AI forecasting requires clean, integrated data from multiple sources: CRM records (historical sales, pipeline, customer contracts), ERP data (production actuals, inventory levels, procurement), and ideally IoT sensor data from connected factory equipment. The higher the data quality and integration completeness, the more accurate the AI demand predictions will be.

How does Salesforce Manufacturing Cloud support AI forecasting?

Salesforce Manufacturing Cloud provides the unified data platform that AI forecasting depends on — consolidating CRM, sales agreements, and operational data. Salesforce CRM Analytics (formerly Einstein Analytics) then applies machine learning to this unified dataset, while Agentforce enables autonomous AI agents to surface forecasting alerts and recommendations directly within the operational workflow.

How long does it take to implement AI forecasting in a manufacturing business?

A scoped pilot targeting one key forecasting use case — such as account-based demand forecasting for top accounts — typically takes 6-8 weeks. A full programme covering data integration, AI model training, cross-functional dashboards, and change management typically runs 16-24 weeks, depending on the number of ERP integrations and the maturity of the existing data foundation.

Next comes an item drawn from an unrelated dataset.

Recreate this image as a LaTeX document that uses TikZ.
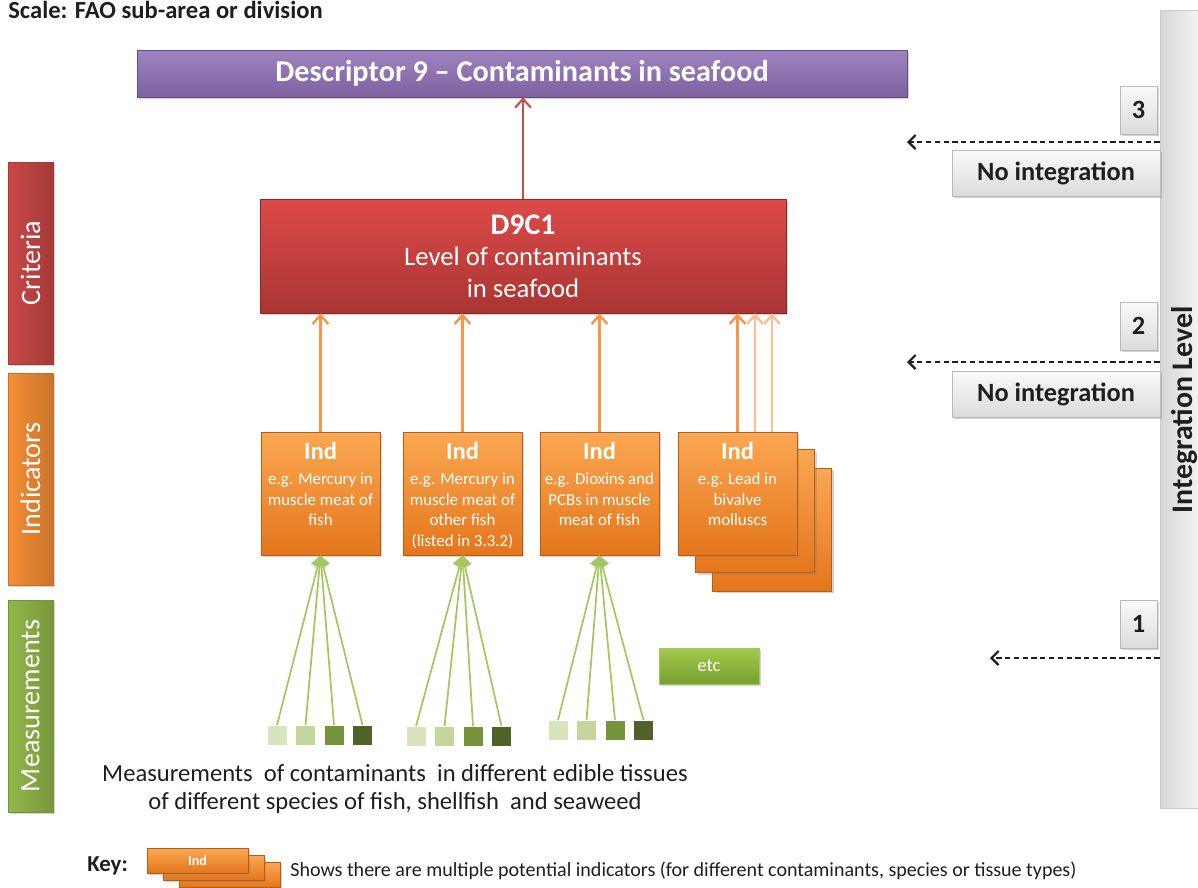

What is the ROI of AI-powered demand forecasting for manufacturers?

ROI typically manifests in three areas: reduced inventory carrying costs (from fewer stockouts and overstock situations), improved production efficiency (from more accurate scheduling), and stronger customer retention (from more reliable delivery performance). Manufacturers typically target 15-25% improvements in forecast accuracy as the baseline success metric for an initial AI forecasting programme.